--- BEGIN Exercise materials ---

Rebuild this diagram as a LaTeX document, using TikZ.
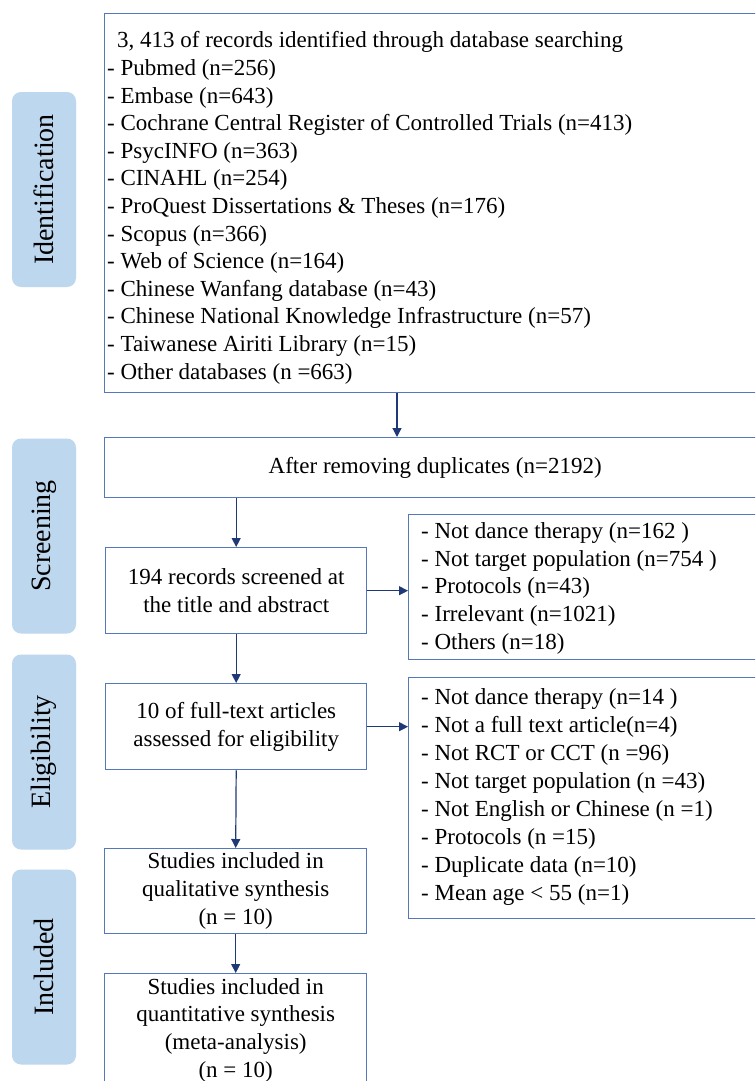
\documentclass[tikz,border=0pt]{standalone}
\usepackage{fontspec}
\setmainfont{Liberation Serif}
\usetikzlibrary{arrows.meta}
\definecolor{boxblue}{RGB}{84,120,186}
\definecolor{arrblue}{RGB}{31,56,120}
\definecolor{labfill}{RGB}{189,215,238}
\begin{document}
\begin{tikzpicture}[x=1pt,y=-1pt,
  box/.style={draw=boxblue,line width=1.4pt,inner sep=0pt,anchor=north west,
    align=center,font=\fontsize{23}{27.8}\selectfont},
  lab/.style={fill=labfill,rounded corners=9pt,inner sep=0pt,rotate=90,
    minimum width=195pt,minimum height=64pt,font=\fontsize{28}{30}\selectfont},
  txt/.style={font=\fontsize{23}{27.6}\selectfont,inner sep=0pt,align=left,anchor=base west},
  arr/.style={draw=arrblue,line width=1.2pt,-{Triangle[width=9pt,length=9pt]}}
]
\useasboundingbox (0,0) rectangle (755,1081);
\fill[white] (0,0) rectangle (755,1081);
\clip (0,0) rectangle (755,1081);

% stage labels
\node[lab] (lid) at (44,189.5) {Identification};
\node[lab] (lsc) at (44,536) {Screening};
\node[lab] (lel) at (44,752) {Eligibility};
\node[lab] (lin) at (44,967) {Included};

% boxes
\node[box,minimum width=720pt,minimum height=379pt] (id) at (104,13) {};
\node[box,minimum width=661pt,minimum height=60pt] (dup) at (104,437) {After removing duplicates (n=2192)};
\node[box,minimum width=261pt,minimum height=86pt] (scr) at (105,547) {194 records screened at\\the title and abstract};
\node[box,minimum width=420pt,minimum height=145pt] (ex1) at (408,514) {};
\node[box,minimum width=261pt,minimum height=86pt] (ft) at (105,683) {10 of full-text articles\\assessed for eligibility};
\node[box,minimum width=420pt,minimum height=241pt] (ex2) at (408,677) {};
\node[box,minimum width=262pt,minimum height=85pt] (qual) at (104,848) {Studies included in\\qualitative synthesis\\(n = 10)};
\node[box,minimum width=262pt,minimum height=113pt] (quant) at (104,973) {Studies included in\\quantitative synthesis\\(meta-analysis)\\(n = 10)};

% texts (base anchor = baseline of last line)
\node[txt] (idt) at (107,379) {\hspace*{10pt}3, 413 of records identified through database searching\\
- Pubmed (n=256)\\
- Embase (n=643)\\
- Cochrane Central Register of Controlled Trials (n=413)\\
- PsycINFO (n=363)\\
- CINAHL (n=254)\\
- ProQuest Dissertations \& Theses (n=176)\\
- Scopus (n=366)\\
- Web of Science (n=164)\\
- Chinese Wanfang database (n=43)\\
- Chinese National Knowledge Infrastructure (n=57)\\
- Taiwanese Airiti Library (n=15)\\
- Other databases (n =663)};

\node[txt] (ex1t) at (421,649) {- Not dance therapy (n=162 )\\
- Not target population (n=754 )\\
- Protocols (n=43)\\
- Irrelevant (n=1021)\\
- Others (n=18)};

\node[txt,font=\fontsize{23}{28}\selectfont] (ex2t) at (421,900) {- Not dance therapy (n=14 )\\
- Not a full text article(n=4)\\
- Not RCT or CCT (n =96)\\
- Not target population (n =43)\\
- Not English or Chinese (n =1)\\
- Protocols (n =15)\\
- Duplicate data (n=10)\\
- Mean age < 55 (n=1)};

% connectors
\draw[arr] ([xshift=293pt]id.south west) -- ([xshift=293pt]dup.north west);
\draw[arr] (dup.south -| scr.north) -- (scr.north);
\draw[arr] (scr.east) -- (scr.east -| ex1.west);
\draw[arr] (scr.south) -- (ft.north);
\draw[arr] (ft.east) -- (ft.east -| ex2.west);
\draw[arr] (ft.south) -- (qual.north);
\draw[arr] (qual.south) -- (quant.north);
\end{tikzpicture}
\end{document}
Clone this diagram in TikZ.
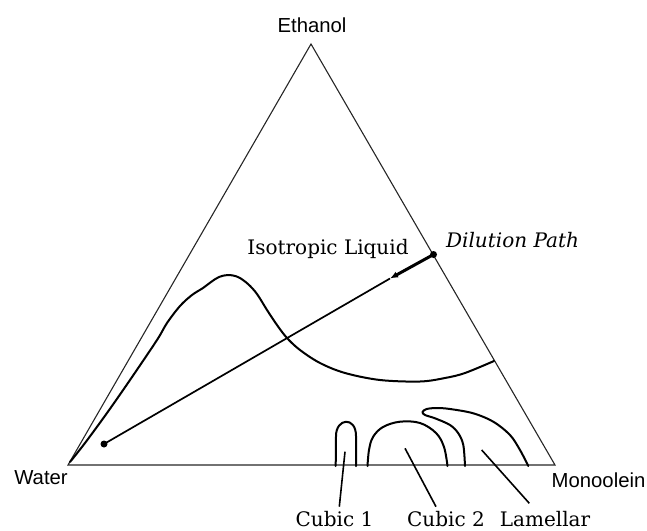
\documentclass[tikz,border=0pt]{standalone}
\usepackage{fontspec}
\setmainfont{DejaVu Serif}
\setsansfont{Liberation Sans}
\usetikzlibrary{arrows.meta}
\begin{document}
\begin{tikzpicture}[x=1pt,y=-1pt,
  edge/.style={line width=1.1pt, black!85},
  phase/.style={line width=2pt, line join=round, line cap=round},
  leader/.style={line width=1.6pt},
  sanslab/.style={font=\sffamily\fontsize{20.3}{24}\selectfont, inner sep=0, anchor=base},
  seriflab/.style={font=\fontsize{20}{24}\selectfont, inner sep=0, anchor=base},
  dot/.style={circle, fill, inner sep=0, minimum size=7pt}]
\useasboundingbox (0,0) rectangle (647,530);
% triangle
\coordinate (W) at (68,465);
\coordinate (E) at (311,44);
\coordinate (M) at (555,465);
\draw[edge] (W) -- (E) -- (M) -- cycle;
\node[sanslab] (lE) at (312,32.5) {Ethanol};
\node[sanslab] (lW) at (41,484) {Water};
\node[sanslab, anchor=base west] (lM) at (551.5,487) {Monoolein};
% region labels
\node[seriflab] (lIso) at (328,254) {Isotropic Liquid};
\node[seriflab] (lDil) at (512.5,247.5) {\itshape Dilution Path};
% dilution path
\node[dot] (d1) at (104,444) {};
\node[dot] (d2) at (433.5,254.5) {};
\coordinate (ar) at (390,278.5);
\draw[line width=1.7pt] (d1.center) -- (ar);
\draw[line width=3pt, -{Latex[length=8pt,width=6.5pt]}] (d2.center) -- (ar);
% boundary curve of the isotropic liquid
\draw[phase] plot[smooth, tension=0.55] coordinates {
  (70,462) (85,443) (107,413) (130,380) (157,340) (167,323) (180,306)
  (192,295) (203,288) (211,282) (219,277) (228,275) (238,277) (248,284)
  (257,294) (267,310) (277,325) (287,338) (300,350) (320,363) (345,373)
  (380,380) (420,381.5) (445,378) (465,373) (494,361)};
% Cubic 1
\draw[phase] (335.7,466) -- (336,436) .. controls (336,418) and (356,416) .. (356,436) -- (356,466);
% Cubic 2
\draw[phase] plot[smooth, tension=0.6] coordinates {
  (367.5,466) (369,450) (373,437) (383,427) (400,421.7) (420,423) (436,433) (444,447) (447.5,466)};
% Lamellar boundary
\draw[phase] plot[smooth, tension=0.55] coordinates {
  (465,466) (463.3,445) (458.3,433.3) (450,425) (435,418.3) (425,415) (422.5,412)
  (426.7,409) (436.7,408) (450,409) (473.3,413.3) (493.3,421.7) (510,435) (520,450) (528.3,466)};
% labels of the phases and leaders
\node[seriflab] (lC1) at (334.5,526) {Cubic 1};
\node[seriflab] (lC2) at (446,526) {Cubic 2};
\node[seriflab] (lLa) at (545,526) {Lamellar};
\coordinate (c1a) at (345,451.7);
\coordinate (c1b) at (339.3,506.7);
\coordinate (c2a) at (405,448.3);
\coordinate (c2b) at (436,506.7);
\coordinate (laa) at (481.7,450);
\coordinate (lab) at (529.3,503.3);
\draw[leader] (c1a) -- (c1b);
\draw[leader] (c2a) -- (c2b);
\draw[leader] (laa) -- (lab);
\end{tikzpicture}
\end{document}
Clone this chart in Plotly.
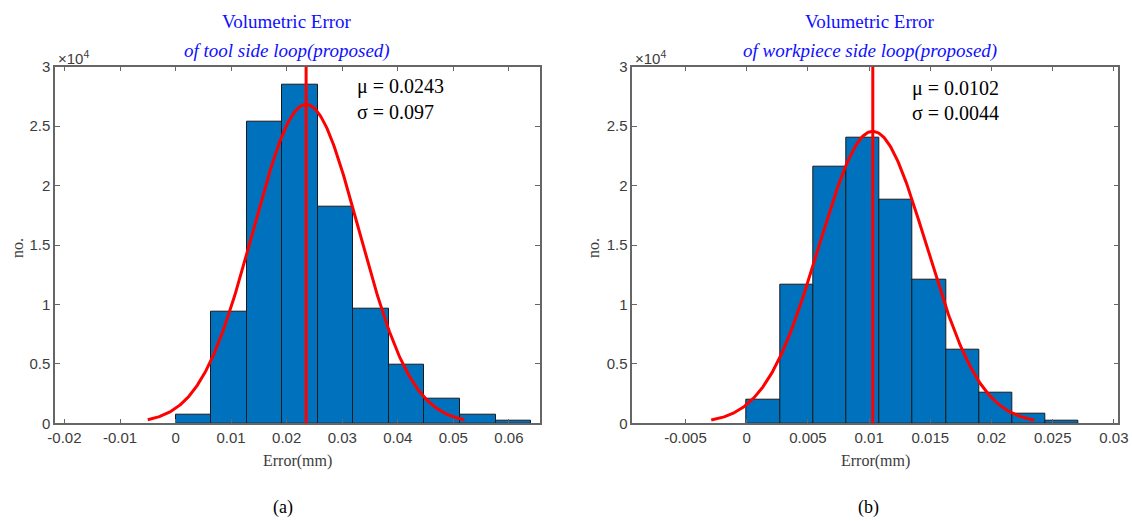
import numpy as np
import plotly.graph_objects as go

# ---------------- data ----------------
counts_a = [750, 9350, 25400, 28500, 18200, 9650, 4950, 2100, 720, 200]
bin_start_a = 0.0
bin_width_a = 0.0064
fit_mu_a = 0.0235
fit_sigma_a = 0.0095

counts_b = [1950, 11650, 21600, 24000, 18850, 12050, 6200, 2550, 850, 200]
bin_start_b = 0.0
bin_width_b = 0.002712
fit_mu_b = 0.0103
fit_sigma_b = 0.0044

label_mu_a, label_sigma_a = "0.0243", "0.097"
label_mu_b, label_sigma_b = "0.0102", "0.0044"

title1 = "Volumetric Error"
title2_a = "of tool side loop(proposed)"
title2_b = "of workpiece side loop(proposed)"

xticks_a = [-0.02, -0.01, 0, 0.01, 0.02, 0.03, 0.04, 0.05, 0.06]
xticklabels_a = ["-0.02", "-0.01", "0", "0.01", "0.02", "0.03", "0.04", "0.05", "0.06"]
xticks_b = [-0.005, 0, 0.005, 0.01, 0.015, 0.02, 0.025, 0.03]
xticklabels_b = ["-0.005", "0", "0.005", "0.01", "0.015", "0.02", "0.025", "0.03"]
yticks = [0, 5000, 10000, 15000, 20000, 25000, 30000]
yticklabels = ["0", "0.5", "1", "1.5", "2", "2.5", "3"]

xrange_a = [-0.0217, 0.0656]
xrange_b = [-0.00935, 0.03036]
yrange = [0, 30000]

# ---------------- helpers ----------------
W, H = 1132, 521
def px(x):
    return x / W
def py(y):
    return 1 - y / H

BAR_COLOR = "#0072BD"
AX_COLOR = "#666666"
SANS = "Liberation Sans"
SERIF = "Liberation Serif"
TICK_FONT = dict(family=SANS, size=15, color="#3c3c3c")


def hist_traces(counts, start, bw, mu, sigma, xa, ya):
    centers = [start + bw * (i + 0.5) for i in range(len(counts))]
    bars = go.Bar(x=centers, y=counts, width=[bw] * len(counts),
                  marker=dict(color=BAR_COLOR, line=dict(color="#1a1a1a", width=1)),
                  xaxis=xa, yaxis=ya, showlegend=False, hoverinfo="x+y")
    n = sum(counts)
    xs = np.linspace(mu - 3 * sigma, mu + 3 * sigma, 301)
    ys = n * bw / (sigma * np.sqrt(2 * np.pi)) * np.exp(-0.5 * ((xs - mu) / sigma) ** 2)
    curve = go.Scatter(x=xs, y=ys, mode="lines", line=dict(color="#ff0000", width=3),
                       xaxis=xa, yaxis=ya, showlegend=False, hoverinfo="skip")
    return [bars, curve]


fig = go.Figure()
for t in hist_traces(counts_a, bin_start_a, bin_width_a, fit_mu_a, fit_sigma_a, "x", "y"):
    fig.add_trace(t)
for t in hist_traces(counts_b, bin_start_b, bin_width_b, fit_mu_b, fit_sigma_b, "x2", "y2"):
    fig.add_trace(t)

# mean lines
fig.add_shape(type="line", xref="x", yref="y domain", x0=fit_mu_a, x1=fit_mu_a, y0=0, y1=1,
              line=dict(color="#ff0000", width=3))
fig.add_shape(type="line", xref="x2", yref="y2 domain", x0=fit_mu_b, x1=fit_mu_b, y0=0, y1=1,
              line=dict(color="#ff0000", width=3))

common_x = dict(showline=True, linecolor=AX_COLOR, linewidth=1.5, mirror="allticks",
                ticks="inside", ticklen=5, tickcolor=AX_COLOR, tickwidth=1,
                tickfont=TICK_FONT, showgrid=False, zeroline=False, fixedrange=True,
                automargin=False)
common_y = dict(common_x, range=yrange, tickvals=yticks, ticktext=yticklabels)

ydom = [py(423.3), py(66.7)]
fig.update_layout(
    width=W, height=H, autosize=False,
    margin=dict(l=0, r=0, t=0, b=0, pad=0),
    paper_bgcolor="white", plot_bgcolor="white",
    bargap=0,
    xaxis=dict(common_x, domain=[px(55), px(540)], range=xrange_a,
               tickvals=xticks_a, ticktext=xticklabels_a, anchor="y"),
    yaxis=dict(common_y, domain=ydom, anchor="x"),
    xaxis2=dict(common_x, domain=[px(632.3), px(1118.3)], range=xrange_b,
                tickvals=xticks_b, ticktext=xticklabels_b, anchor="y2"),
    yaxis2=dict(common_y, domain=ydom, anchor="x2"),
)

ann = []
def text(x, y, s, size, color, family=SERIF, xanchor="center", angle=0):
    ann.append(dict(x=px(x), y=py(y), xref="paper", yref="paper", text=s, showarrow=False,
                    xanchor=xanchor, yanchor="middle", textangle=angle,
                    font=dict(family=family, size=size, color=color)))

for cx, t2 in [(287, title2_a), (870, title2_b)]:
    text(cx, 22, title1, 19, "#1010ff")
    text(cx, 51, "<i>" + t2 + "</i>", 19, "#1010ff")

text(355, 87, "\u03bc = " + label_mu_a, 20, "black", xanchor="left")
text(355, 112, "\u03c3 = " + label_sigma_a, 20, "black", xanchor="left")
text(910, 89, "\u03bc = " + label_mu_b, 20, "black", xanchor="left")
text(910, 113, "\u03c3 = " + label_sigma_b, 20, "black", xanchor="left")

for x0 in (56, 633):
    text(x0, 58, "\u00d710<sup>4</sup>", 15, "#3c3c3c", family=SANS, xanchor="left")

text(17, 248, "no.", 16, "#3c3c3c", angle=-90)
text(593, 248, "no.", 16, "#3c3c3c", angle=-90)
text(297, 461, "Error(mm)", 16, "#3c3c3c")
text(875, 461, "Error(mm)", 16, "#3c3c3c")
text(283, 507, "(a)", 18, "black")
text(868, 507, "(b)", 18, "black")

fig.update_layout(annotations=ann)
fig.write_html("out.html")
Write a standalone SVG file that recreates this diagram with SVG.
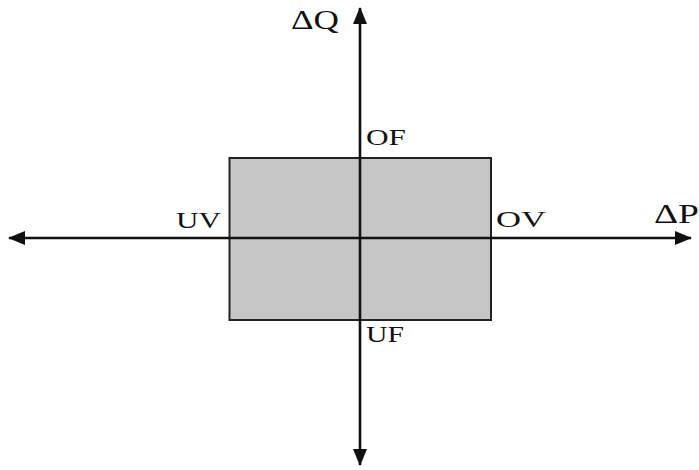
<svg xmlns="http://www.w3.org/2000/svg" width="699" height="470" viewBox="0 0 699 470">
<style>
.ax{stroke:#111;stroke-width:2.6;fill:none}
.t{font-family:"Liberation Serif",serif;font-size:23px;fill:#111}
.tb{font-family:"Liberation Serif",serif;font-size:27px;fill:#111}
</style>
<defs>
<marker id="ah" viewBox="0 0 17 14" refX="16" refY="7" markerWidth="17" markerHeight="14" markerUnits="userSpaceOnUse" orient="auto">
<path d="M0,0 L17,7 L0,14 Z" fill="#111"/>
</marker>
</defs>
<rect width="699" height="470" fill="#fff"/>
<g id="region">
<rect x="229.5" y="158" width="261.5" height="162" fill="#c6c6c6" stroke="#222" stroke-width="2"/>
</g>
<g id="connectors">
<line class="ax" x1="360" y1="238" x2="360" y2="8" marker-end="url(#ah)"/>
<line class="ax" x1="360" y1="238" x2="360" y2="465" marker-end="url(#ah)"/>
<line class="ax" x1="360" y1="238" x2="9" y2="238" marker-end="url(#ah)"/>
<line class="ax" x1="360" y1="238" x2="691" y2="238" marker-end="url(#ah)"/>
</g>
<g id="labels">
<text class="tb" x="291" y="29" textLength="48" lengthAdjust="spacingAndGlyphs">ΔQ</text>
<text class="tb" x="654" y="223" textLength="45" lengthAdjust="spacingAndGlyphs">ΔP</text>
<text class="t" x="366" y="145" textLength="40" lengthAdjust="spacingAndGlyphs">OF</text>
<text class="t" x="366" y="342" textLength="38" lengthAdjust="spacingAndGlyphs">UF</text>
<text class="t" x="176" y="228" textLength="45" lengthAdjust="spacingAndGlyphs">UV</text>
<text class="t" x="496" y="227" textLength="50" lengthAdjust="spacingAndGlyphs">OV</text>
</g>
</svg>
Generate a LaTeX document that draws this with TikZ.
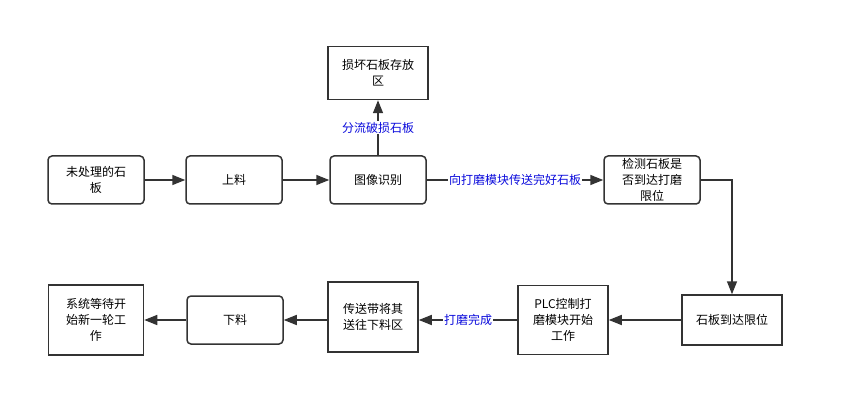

--- END Exercise materials ---

Task goal: Between the line with "Clone this chart in Plotly." and the line with "fit_sigma_a = 0.0095", ends included, lies the span to copy exactly; copy nothing else and leave out the pictures.

Response below:
Clone this chart in Plotly.
import numpy as np
import plotly.graph_objects as go

# ---------------- data ----------------
counts_a = [750, 9350, 25400, 28500, 18200, 9650, 4950, 2100, 720, 200]
bin_start_a = 0.0
bin_width_a = 0.0064
fit_mu_a = 0.0235
fit_sigma_a = 0.0095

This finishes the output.